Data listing
※

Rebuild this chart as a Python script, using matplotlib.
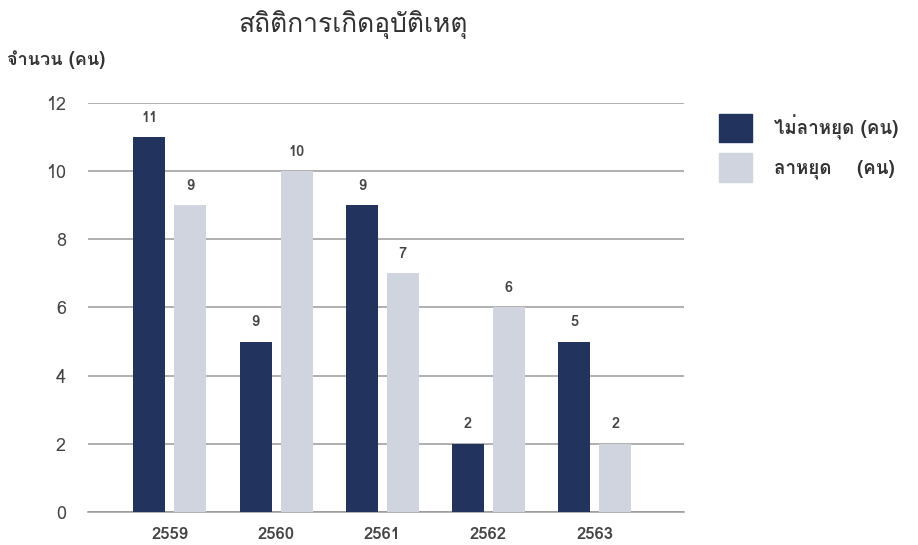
import numpy as np
import matplotlib
matplotlib.use('Agg')
import matplotlib.pyplot as plt
from matplotlib import font_manager
from matplotlib.ft2font import FT2Font
from matplotlib.patches import Patch

# ── Data ──────────────────────────────────────────────────────────────────────
years       = ['2559', '2560', '2561', '2562', '2563']
no_leave    = [11, 5, 9, 2, 5]        # bar heights, dark series
no_leave_lb = ['11', '9', '9', '2', '5']  # labels as printed in the source
leave       = [9, 10, 7, 6, 2]
leave_lb    = ['9', '10', '7', '6', '2']
series_names = ['ไม่ลาหยุด (คน)', 'ลาหยุด    (คน)']
title  = 'สถิติการเกิดอุบัติเหตุ'
ylabel = 'จำนวน (คน)'

DARK  = '#22335e'
LIGHT = '#cfd4df'
TEXT  = '#444444'

# ── Pick a font that has Thai glyphs ──────────────────────────────────────────
thai_font = None
for f in font_manager.fontManager.ttflist:
    try:
        if ord('ส') in FT2Font(f.fname).get_charmap():
            thai_font = f.name
            break
    except Exception:
        pass
families = ([thai_font] if thai_font else []) + ['DejaVu Sans']
plt.rcParams['font.family'] = families

# ── Plot ──────────────────────────────────────────────────────────────────────
fig = plt.figure(figsize=(9.18, 5.45), dpi=100)
ax = fig.add_axes([0.096, 0.0606, 0.649, 0.7504])

x = np.arange(len(years))
w = 0.30
off = 0.193
b1 = ax.bar(x - off, no_leave, w, color=DARK, zorder=3)
b2 = ax.bar(x + off, leave, w, color=LIGHT, zorder=3)

for bars, labels in [(b1, no_leave_lb), (b2, leave_lb)]:
    for r, lb in zip(bars, labels):
        ax.annotate(lb, (r.get_x() + r.get_width() / 2, r.get_height()),
                    xytext=(0, 9), textcoords='offset points',
                    ha='center', va='bottom', fontsize=10.5,
                    fontweight='bold', color=TEXT)

ax.set_xlim(-0.77, 4.84)
ax.set_ylim(0, 12)
ax.set_yticks(range(0, 13, 2))
ax.yaxis.grid(True, color='#9a9a9a', linewidth=1.1, zorder=0)
ax.set_xticks(x)
ax.set_xticklabels(years, fontsize=12, fontweight='bold', color=TEXT)
ax.tick_params(axis='y', length=0, labelsize=13, labelcolor=TEXT, pad=16)
ax.tick_params(axis='x', length=0, pad=11)
for s in ['top', 'right', 'left']:
    ax.spines[s].set_visible(False)
ax.spines['bottom'].set_color('#9a9a9a')
ax.spines['bottom'].set_linewidth(1.1)

fig.text(0.385, 0.955, title, ha='center', va='center', fontsize=19, color='#333333')
fig.text(0.008, 0.89, ylabel, ha='left', va='center', fontsize=13,
         fontweight='bold', color='#333333')

handles = [Patch(color=DARK), Patch(color=LIGHT)]
fig.legend(handles, series_names, loc='upper left', bbox_to_anchor=(0.765, 0.822),
           frameon=False, prop={'size': 13.5, 'weight': 'bold'},
           handlelength=1.75, handleheight=1.95,
           labelspacing=0.6, handletextpad=1.15, labelcolor='#333333')

plt.savefig('out.png', dpi=100)
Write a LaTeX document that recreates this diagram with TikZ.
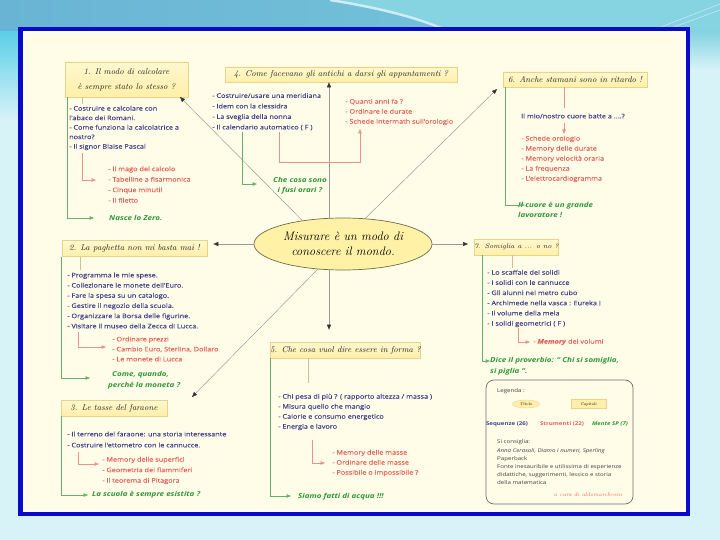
\documentclass[tikz,border=0pt]{standalone}
\usepackage{fontspec}
\newfontfamily\bodyf[FakeStretch=1.18,FakeBold=0.12]{Open Sans}
\newfontfamily\greenf[FakeStretch=1.18]{Open Sans}
\usetikzlibrary{shapes.geometric,arrows.meta}
\definecolor{bgcyan}{HTML}{D8F3F8}
\definecolor{topl}{HTML}{69B4D4}
\definecolor{topr}{HTML}{78C8DC}
\definecolor{swoosh}{HTML}{86D3E2}
\definecolor{leftcy}{HTML}{5CCFE8}
\definecolor{frameblue}{HTML}{0A0AC8}
\definecolor{cream}{HTML}{FFFDE8}
\definecolor{bluetxt}{HTML}{42428F}
\definecolor{redtxt}{HTML}{E2625C}
\definecolor{greentxt}{HTML}{2F963A}
\definecolor{boxtop}{HTML}{FFF8CF}
\definecolor{boxbot}{HTML}{FFEFA8}
\definecolor{boxline}{HTML}{E6D38C}
\definecolor{ellfill}{HTML}{FFF2A6}
\definecolor{ellline}{HTML}{6E6E4E}
\definecolor{greyline}{HTML}{9A9A9A}
\definecolor{greenline}{HTML}{6AAE6A}
\definecolor{redline}{HTML}{E8928C}
\definecolor{tanline}{HTML}{D9BC96}
\definecolor{legline}{HTML}{6E6E6E}
\begin{document}
\begin{tikzpicture}[x=1pt,y=-1pt,
  titlebox/.style={draw=boxline, line width=0.6pt, top color=boxtop, bottom color=boxbot,
    inner sep=0pt, align=center, text=black!85, font=\fontsize{8.5}{15}\selectfont\itshape},
  bluet/.style={anchor=west, inner sep=0pt, align=left, text=bluetxt, font=\bodyf\fontsize{6.2}{#1}\selectfont},
  bluet/.default=10.2,
  redt/.style={anchor=west, inner sep=0pt, align=left, text=redtxt, font=\bodyf\fontsize{6.2}{#1}\selectfont},
  redt/.default=10,
  greent/.style={anchor=west, inner sep=0pt, align=left, text=greentxt, font=\greenf\bfseries\itshape\fontsize{6.8}{#1}\selectfont},
  greent/.default=10.5,
  mainline/.style={draw=greyline, line width=0.5pt, -{Triangle[length=5pt,width=4pt,color=black!80]}},
  greenc/.style={draw=greenline, line width=0.5pt, -{Triangle[length=4.5pt,width=3.5pt]}},
  redc/.style={draw=redline, line width=0.5pt, -{Triangle[length=4.5pt,width=3.5pt]}},
  tanc/.style={draw=tanline, line width=0.5pt},
  legt/.style={anchor=west, inner sep=0pt, align=left, text=black!75, font=\greenf\fontsize{5.2}{#1}\selectfont},
  legt/.default=8.2
]
\useasboundingbox (0,0) rectangle (720,540);
% ---------- background ----------
\fill[bgcyan] (0,0) rectangle (720,540);
\shade[left color=topl, right color=topr] (0,0) rectangle (720,32);
\fill[swoosh] (330,0) .. controls (380,8) and (420,18) .. (450,32) -- (720,32) -- (720,0) -- cycle;
\draw[white!60!swoosh, line width=2.5pt] (330,0) .. controls (380,8) and (420,18) .. (450,32);
\shade[top color=leftcy, bottom color=bgcyan] (0,32) rectangle (18,120);
\shade[top color=swoosh, bottom color=bgcyan] (690,32) rectangle (720,70);
\draw[white!50!swoosh, line width=0.6pt] (648,32) -- (720,4);
\draw[white!50!swoosh, line width=0.6pt] (660,32) -- (720,10);
% ---------- frame ----------
\draw[frameblue, line width=4.5pt] (20.25,29.25) rectangle (687.75,513.75);
\draw[white, line width=2pt, fill=cream] (23.5,32.5) rectangle (684.5,510.5);
% ---------- central ellipse ----------
\node[ellipse, draw=ellline, line width=0.7pt, fill=ellfill, minimum width=178pt, minimum height=52pt,
  inner sep=0pt, align=center, font=\fontsize{12.3}{15}\selectfont\itshape] (ell) at (343,244)
  {Misurare è un modo di\\conoscere il mondo.};
% ---------- title boxes ----------
\node[titlebox, minimum width=123pt, minimum height=35pt] (b1) at (126.5,79.5) {1. Il modo di calcolare\\è sempre stato lo stesso ?};
\node[titlebox, minimum width=232pt, minimum height=15pt] (b4) at (341,74.5) {4. Come facevano gli antichi a darsi gli appuntamenti ?};
\node[titlebox, minimum width=144pt, minimum height=15pt] (b6) at (575,79.5) {6. Anche stamani sono in ritardo !};
\node[titlebox, minimum width=145pt, minimum height=16pt] (b2) at (134.5,248.5) {2. La paghetta non mi basta mai !};
\node[titlebox, minimum width=77pt, minimum height=16pt, font=\fontsize{6.8}{9}\selectfont\itshape] (b7) at (516.5,247) {7. Somiglia a ... o no ?};
\node[titlebox, minimum width=147pt, minimum height=16pt] (b5) at (345.5,350) {5. Che cosa vuol dire essere in forma ?};
\node[titlebox, minimum width=106pt, minimum height=16pt] (b3) at (114,408) {3. Le tasse del faraone};
% ---------- main connectors ----------
\coordinate (d1) at (180,97);
\coordinate (d6) at (497,89);
\coordinate (d3) at (192,397);
\draw[mainline] ([xshift=-14pt]ell.north) -- ([xshift=-12pt]b4.south);
\draw[mainline, shorten >=12pt] ([xshift=-14pt]ell.south) -- ([xshift=-16.5pt]b5.north);
\draw[mainline] (ell.west) -- ([xshift=6pt]ell.west -| b2.east);
\draw[mainline] (ell.east) -- ([xshift=-6pt]ell.east -| b7.west);
\draw[mainline] (ell.150) -- (d1);
\draw[mainline] (ell.49) -- (d6);
\draw[mainline] (ell.225) -- (d3);
% ---------- cluster 1 ----------
\node[bluet=9.5] (t1) at (69,128) {- Costruire e calcolare con\\l'abaco dei Romani.\\- Come funziona la calcolatrice a\\nostro?\\- Il signor Blaise Pascal};
\node[redt=10.5] (r1) at (108,184.5) {- Il mago del calcolo\\- Tabelline a fisarmonica\\- Cinque minuti!\\- Il filetto};
\node[greent] (g1) at (109,218) {Nasce lo Zero.};
\coordinate (c1a) at (82,97); \coordinate (c1b) at (82,104);
\coordinate (c1c) at (82,153); \coordinate (c1d) at (96,180);
\coordinate (c1e) at (67,97); \coordinate (c1f) at (94,218);
\draw[tanc] (c1a) -- (c1b);
\draw[redc] (c1c) |- (c1d);
\draw[greenc] (c1e) |- (c1f);
% ---------- cluster 4 ----------
\node[bluet=10.5] (t4) at (212,111.75) {- Costruire/usare una meridiana\\- Idem con la clessidra\\- La sveglia della nonna\\- Il calendario automatico ( F )};
\node[redt] (r4) at (345,112) {- Quanti anni fa ?\\- Ordinare le durate\\- Schede Intermath sull'orologio};
\node[greent=9.5, align=center, anchor=center] (g4) at (300,185.5) {Che cosa sono\\i fusi orari ?};
\coordinate (c4a) at (279,132); \coordinate (c4b) at (279,162);
\coordinate (c4c) at (360,162); \coordinate (c4d) at (360,129);
\coordinate (c4e) at (242,132); \coordinate (c4f) at (257,184);
\draw[redc] (c4a) -- (c4b) -- (c4c) -- (c4d);
\draw[greenc] (c4e) |- (c4f);
% ---------- cluster 6 ----------
\node[bluet] (t6) at (521,116) {Il mio/nostro cuore batte a ....?};
\node[redt] (r6) at (521,159) {- Schede orologio\\- Memory delle durate\\- Memory  velocità oraria\\- La frequenza\\- L'elettrocardiogramma};
\node[greent] (g6) at (518,210) {Il cuore è un grande\\lavoratore !};
\coordinate (c6a) at (564,87); \coordinate (c6b) at (564,108);
\coordinate (c6c) at (564,123); \coordinate (c6d) at (564,134);
\coordinate (c6e) at (505,87); \coordinate (c6f) at (525,205);
\draw[redline, line width=0.5pt] (c6a) -- (c6b);
\draw[redc] (c6c) -- (c6d);
\draw[greenc] (c6e) |- (c6f);
% ---------- cluster 2 ----------
\node[bluet] (t2) at (67,300.5) {- Programma le mie spese.\\- Collezionare  le monete dell'Euro.\\- Fare la spesa su un catalogo.\\- Gestire il negozio della scuola.\\- Organizzare la Borsa delle figurine.\\- Visitare il museo della Zecca di Lucca.};
\node[redt] (r2) at (112,349) {- Ordinare prezzi\\- Cambio Euro, Sterlina, Dollaro\\- Le monete di Lucca};
\node[greent=11] (g2) at (108,380.5) {\hspace*{4pt}Come, quando,\\perché la moneta ?};
\coordinate (c2a) at (80,256.5); \coordinate (c2b) at (80,270);
\coordinate (c2c) at (78,332); \coordinate (c2d) at (106,347);
\coordinate (c2e) at (61,256.5); \coordinate (c2f) at (90,378);
\draw[tanc] (c2a) -- (c2b);
\draw[redc] (c2c) |- (c2d);
\draw[greenc] (c2e) |- (c2f);
% ---------- cluster 3 ----------
\node[bluet=11] (t3) at (67,439.5) {- Il terreno del faraone: una storia interessante\\- Costruire l'ettometro con le cannucce.};
\node[redt=10.5] (r3) at (102,470.5) {- Memory delle superfici\\- Geometria dei fiammiferi\\- Il teorema di Pitagora};
\node[greent] (g3) at (92,495) {La scuola è sempre  esistita  ?};
\coordinate (c3a) at (78,452); \coordinate (c3b) at (99,464);
\coordinate (c3c) at (61,416); \coordinate (c3d) at (88,495);
\draw[redc] (c3a) |- (c3b);
\draw[greenc] (c3c) |- (c3d);
% ---------- cluster 5 ----------
\node[bluet=10] (t5) at (278,412) {- Chi pesa di più  ?  ( rapporto altezza / massa )\\- Misura quello che mangio\\- Calorie e consumo energetico\\- Energia e lavoro};
\node[redt] (r5) at (332,463) {- Memory delle masse\\- Ordinare delle masse\\- Possibile o impossibile ?};
\node[greent] (g5) at (298,497) {Siamo fatti di acqua !!!};
\coordinate (c5a) at (308,358); \coordinate (c5b) at (308,383);
\coordinate (c5c) at (312,440); \coordinate (c5d) at (325,463);
\coordinate (c5e) at (270,358); \coordinate (c5f) at (291,496);
\draw[tanc] (c5a) -- (c5b);
\draw[redc] (c5c) |- (c5d);
\draw[greenc] (c5e) |- (c5f);
% ---------- cluster 7 ----------
\node[bluet] (t7) at (487,298.5) {- Lo scaffale dei solidi\\- I solidi con le cannucce\\- Gli alunni nel metro cubo\\- Archimede nella vasca : Eureka !\\- Il volume della mela\\- I solidi geometrici ( F )};
\node[redt] (r7) at (533,342) {- \textbf{\itshape Memory} dei volumi};
\node[greent] (g7) at (490,366) {Dice il proverbio: “ Chi si somiglia,\\si piglia ”.};
\coordinate (c7a) at (512,255); \coordinate (c7b) at (512,268);
\coordinate (c7c) at (518,328); \coordinate (c7d) at (530,342);
\coordinate (c7e) at (482,255); \coordinate (c7f) at (490,361);
\draw[tanc] (c7a) -- (c7b);
\draw[redc] (c7c) |- (c7d);
\draw[greenc] (c7e) |- (c7f);
% ---------- legend ----------
\node[draw=legline, line width=0.7pt, fill=cream, rounded corners=8pt, minimum width=147pt, minimum height=124pt, inner sep=0pt] (leg) at (559.5,442) {};
\node[legt] (lg1) at (497,391) {Legenda :};
\node[ellipse, draw=boxline, fill=boxbot, minimum width=27pt, minimum height=8pt, inner sep=0pt, font=\fontsize{4}{5}\selectfont\itshape] (lgell) at (526,404) {Titolo};
\node[draw=boxline, fill=boxbot, minimum width=35pt, minimum height=9pt, inner sep=0pt, font=\fontsize{4}{5}\selectfont\itshape] (lgbox) at (588.5,404) {Capitoli};
\node[inner sep=0pt, text=bluetxt, font=\greenf\bfseries\fontsize{5.2}{6}\selectfont] (lgs) at (507,424) {Sequenze (26)};
\node[inner sep=0pt, text=redtxt, font=\greenf\bfseries\fontsize{5.2}{6}\selectfont] (lgr) at (562,424) {Strumenti (22)};
\node[inner sep=0pt, text=greentxt, font=\greenf\bfseries\itshape\fontsize{5.2}{6}\selectfont] (lgg) at (610,424) {Mente SP (7)};
\node[legt] (lgtext) at (497,462.5) {Si consiglia:\\\textit{Anna Cerasoli, Diamo i numeri, Sperling}\\Paperback\\Fonte inesauribile e utilissima di esperienze\\didattiche, suggerimenti, lessico e storia\\della matematica};
\node[inner sep=0pt, text=redtxt, font=\fontsize{5.5}{6}\selectfont\itshape] (lgcura) at (588,495) {a cura di aldomarchesin};
\end{tikzpicture}
\end{document}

※

Using the data above, say how many lines include "that". No other reply is needed.

- _Output_: 2